Генерал Сахаров помещался не за горами, а в соседнем вагоне и на все бумаги командующего отвечал тоже в письменной форме.
Окончив дневную работу, я вышел на перрон и в густой толпе, которая с утра до вечера шумела на вокзале, встретил бывшего своего однополчанина Александровского. Он был уполномоченным Красного креста.
— Знаешь, Катя здесь! — сказал он мне.
Это меня очень обрадовало. Моя двоюродная сестра Катя Игнатьева была несколько старше меня, но настолько очаровательна, что я был влюблен в нее с семилетнего возраста. Я учился еще в Киеве, когда она появилась барышней на петербургских балах и сразу покорила сердца молодежи, а главное — на свое несчастье сердце великого князя Михаила Михайловича.
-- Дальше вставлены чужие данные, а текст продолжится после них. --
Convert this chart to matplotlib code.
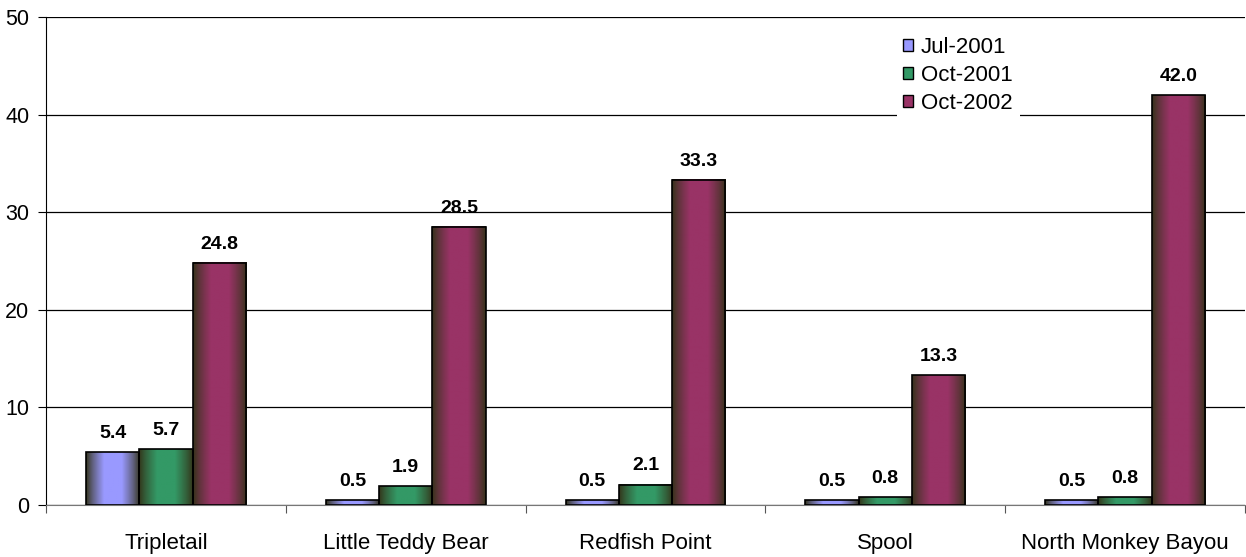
import matplotlib.pyplot as plt
import numpy as np
from matplotlib.colors import to_rgb
from matplotlib.patches import Patch

plt.rcParams['font.family'] = ['Liberation Sans', 'DejaVu Sans']

# Data
sites = ["Tripletail", "Little Teddy Bear", "Redfish Point", "Spool", "North Monkey Bayou"]
series = ["Jul-2001", "Oct-2001", "Oct-2002"]
jul_2001 = [5.4, 0.5, 0.5, 0.5, 0.5]
oct_2001 = [5.7, 1.9, 2.1, 0.8, 0.8]
oct_2002 = [24.8, 28.5, 33.3, 13.3, 42.0]
values = [jul_2001, oct_2001, oct_2002]

colors = ['#9999ff', '#339966', '#993366']
shade = '#333319'   # dark edge tone of the cylinder-like gradient

fig = plt.figure(figsize=(12.46, 5.57), dpi=100)
ax = fig.add_axes([46 / 1246, 1 - 505 / 557, 1199 / 1246, 488 / 557])

x = np.arange(len(sites))
width = 0.222

def gradient_img(color):
    t = np.linspace(0, 1, 64)
    w = np.clip((1 - np.abs(2 * t - 1)) * 1.5, 0, 1) ** 0.8
    c0 = np.array(to_rgb(shade))
    c1 = np.array(to_rgb(color))
    row = c0[None, :] * (1 - w[:, None]) + c1[None, :] * w[:, None]
    return row[None, :, :]

for i, (vals, col) in enumerate(zip(values, colors)):
    bars = ax.bar(x + (i - 1) * width, vals, width, facecolor='none',
                  edgecolor='black', linewidth=1.2, zorder=3)
    img = gradient_img(col)
    for b, v in zip(bars, vals):
        x0, w_ = b.get_x(), b.get_width()
        ax.imshow(img, extent=[x0, x0 + w_, 0, b.get_height()],
                  aspect='auto', zorder=2, interpolation='bilinear')
        ax.text(x0 + w_ / 2, v + 1.45, f"{v:.1f}", ha='center', va='baseline',
                fontsize=14, fontweight='bold')

ax.set_xlim(-0.5, len(sites) - 0.5)
ax.set_ylim(0, 50)
ax.set_yticks(range(0, 51, 10))
ax.yaxis.grid(True, color='black', linewidth=0.9)
ax.set_axisbelow(True)

# category labels centred, tick marks on the group boundaries
ax.set_xticks(np.arange(-0.5, len(sites), 1.0))
ax.set_xticklabels([])
ax.set_xticks(x, minor=True)
ax.set_xticklabels(sites, minor=True, fontsize=16)
ax.tick_params(axis='x', which='minor', length=0, pad=20)
ax.tick_params(axis='x', which='major', length=6, direction='out', color='#555555')
ax.tick_params(axis='y', length=6, direction='out', labelsize=15.5, pad=6)

for s in ['top', 'right']:
    ax.spines[s].set_visible(False)
ax.spines['bottom'].set_color('#777777')
ax.spines['left'].set_color('black')

handles = [Patch(facecolor=c, edgecolor='black', label=s) for c, s in zip(colors, series)]
leg = ax.legend(handles=handles, loc='upper left', bbox_to_anchor=(0.7095, 0.973),
                frameon=True, fontsize=16, handlelength=0.45, handleheight=0.45,
                handletextpad=0.35, labelspacing=0.32, borderpad=0.3,
                borderaxespad=0, fancybox=False)
leg.get_frame().set_edgecolor('none')
leg.get_frame().set_facecolor('white')
leg.get_frame().set_alpha(1)

fig.savefig('out.png', dpi=100)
Он сделал ей официальное предложение. На следующий день мой дядя Николай Павлович, как полагалось, надел мундир и поехал к отцу великого князя, старику Михаилу Николаевичу, испросить его согласия на этот брак, но получил категорический отказ: невеста недостаточно высокого происхождения. Великие князья имели право жениться только на девушках коронованных семейств.
Чтобы залечить незаслуженно нанесенную ей рану, Катя посвятила всю свою остальную жизнь работе сестры милосердия. Естественно, что с первых же дней войны она помчалась в Маньчжурию и постаралась попасть в самые передовые части.